Cult Classics

You need to watch the most riveting cult thriller on Amazon Prime ASAP

“God can't save you, the Church can't save you”

In the wide world of cult thrillers, it’s hard to find one without a gimmick. Maybe it’s a mockumentary, perhaps it’s multicolored, but every cult movie now has to have something to set it apart from the others.

Because of that, watching a straightforward thrillfest is almost a novelty, and this 1987 film centered on religion and ritual sacrifice is the “greatest hits” of all the best parts of a no-frills all-thrills experience.

Starring a pre-West Wing Martin Sheen, The Believers is a horror thriller directed by Midnight Cowboy’s John Schlesinger. Here’s why this cult-like movie is worth adding to your Amazon Prime Video watchlist.

The Believers follows therapist Cal Jamison (Martin Sheen), who has the perfect life: a great son, a hot wife, and a “don’t cry over spilled milk” outlook.

That is until some actual spilled milk causes his wife to electrocute herself when reaching for the coffeemaker. Then, all of a sudden, Cal is a single father moving to Manhattan to become the resident therapist for the New York Police Department.

Because of his job, he ends up embroiled in a scandal involving high-powered yuppies, a Cuban cult involving child sacrifice, and a truly terrifying pimple. Throughout, the movie delivers the scares and action at face value — for better and for worse.

Cal Jamison (Martin Sheen) embraces his son in The Believers.Orion Pictures

On the bright side, the plot is genuinely tense, amping up from “uneasy” to “a matter of life and death” without noticeable plot devices. The story unfolds like a noir or a crime procedural, with Cal following the clues from point A to point B within the case and his own life.

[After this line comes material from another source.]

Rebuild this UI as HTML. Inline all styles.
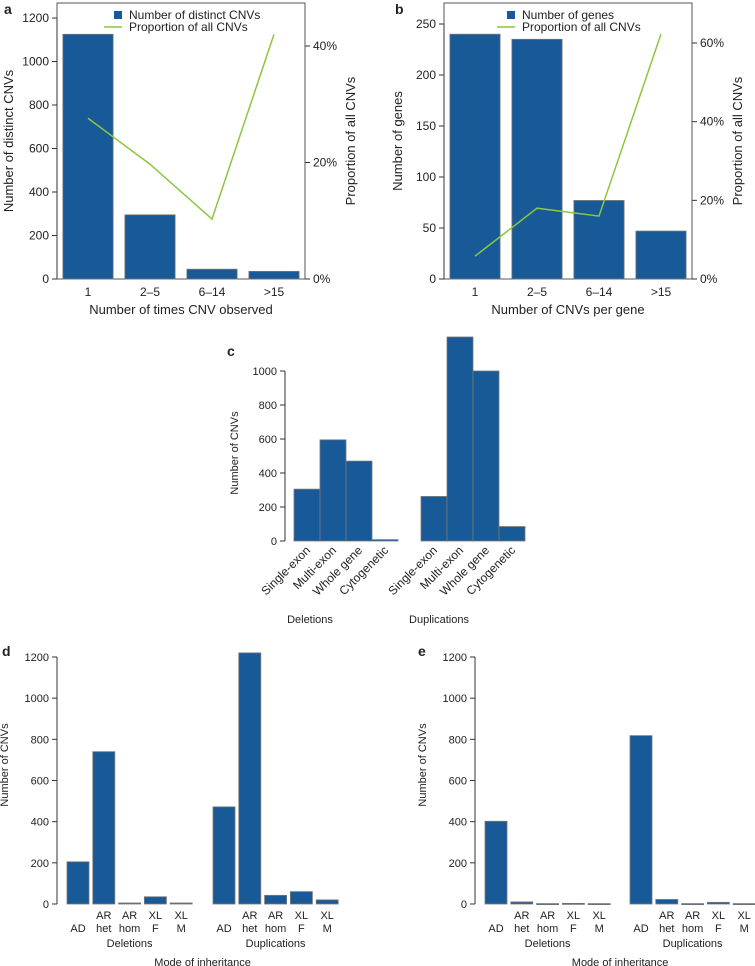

Along the way are Jimmy Smits and Robert Loggia as cops on the case of a mysterious cult behind the overdose deaths of multiple children. And that’s just the tip of the dark iceberg of the real truth.

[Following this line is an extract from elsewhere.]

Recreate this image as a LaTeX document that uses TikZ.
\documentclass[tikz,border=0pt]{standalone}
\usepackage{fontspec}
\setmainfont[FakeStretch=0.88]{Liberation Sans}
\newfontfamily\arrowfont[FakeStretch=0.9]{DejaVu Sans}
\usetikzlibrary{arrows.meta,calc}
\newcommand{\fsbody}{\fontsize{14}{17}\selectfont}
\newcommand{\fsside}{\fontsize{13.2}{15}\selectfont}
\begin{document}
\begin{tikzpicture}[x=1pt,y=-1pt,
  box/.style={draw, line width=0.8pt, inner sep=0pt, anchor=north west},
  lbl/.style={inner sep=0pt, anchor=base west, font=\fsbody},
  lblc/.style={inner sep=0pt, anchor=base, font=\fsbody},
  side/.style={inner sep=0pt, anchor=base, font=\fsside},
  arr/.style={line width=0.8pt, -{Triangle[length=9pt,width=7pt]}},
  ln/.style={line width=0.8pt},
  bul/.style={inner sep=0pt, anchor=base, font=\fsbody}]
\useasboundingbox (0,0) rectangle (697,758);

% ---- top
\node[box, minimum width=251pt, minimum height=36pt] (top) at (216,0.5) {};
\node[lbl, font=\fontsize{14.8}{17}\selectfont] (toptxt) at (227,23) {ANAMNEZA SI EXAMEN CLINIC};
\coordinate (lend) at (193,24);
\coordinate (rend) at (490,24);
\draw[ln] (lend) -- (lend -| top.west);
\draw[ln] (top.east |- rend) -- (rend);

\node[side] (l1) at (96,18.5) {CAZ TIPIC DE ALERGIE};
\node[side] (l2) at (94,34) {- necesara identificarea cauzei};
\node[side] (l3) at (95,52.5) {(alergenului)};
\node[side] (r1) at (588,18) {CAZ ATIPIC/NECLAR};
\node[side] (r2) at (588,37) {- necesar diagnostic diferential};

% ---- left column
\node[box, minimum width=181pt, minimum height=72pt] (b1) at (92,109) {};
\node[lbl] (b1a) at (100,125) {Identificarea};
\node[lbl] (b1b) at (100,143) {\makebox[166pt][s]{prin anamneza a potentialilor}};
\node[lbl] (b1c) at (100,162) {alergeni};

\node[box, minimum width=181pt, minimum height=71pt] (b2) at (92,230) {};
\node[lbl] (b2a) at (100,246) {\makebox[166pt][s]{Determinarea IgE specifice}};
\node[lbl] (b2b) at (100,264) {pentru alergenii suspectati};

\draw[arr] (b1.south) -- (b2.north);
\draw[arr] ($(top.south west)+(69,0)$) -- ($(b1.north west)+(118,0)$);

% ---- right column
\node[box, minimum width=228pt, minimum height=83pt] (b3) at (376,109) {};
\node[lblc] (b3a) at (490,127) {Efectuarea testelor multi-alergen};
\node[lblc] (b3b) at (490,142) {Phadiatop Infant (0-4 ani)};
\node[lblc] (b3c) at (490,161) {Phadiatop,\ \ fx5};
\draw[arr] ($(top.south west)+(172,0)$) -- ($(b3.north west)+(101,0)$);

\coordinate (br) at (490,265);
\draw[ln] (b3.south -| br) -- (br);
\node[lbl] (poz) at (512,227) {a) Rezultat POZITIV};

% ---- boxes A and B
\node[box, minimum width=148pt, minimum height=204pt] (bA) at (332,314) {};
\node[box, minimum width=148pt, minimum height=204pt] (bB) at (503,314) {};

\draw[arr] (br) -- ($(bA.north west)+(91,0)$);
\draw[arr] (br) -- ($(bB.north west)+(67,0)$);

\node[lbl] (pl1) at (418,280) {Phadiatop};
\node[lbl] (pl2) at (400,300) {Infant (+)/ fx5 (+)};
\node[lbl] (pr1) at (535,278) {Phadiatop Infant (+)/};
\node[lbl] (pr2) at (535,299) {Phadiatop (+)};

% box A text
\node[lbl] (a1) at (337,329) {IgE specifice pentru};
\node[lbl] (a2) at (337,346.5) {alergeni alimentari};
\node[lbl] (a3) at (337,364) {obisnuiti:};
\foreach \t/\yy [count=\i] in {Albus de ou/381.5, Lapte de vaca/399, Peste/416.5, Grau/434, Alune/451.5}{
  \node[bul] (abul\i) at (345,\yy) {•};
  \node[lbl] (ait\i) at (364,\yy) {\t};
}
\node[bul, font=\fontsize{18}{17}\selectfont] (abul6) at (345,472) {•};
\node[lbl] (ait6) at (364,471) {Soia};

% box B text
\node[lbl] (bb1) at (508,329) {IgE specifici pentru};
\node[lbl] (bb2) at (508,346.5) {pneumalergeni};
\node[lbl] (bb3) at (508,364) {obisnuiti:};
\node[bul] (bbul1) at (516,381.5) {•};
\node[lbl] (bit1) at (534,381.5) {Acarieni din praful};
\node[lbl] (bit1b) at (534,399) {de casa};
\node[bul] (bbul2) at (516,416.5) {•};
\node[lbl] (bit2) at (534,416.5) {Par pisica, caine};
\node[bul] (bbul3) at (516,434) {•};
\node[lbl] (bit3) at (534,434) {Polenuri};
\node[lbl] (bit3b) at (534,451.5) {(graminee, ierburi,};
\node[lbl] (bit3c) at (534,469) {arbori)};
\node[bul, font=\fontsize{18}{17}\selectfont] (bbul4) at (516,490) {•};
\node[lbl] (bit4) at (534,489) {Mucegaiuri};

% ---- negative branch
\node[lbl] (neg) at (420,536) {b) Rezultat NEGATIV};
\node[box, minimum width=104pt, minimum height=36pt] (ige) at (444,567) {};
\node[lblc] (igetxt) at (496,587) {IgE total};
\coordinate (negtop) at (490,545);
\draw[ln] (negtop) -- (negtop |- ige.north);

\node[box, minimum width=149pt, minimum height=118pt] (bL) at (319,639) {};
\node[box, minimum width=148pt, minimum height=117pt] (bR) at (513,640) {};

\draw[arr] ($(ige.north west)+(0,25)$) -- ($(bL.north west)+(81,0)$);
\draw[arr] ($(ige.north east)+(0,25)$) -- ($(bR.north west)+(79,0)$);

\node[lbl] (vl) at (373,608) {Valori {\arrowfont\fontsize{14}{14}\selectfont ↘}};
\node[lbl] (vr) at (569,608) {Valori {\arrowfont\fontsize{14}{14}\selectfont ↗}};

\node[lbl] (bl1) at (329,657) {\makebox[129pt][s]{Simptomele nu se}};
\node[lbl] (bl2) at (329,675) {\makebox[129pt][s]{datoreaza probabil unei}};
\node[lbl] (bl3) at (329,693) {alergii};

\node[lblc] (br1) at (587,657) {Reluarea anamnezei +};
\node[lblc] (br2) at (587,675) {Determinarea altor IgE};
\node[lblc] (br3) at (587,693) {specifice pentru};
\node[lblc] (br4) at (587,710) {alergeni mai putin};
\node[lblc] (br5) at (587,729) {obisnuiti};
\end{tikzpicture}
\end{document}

Unfortunately, having a Latin American fringe religion portrayed as a cult is still really problematic. In 1987, late great critic Roger Ebert touched on this in his review of The Believers:

“Every voodoo movie ever made has depicted bloodthirsty cults of savagely sadistic murderers, vengefully thirsting for innocent blood. There has been a lot in the papers recently about ‘Arab-bashing,’ the practice of creating strongly negative stereotypes of Arabs on TV and in the movies. I'm in agreement. But what about voodoo-bashing? Isn't it just as prejudicial?”
Jimmy Smits as Officer Tom Lopez in The Believers. Orion Pictures

While the lack of some clever gimmick can be seen as a plus, it also exposes the sheer xenophobia that was rampant in the era. This isn’t a film that should be viewed non-critically. Santeria, the mystic-heavy Catholic sect demonized in The Believers, is a real religion that many use to find meaning in their lives. Defining it as a “cult” is a dangerous prospect, but that’s the message this film is delivering.

That’s why a film like this could only exist in the 1980s. There is no gimmick, but there also is no beating around the bush. It’s absolutely not a method that should be replicated, but in context, The Believers makes for a great movie night. Come for the cult sacrifice; stay for the scene where a bunch of spiders crawls out of a lady’s face.

The Believers is now streaming on Amazon Prime.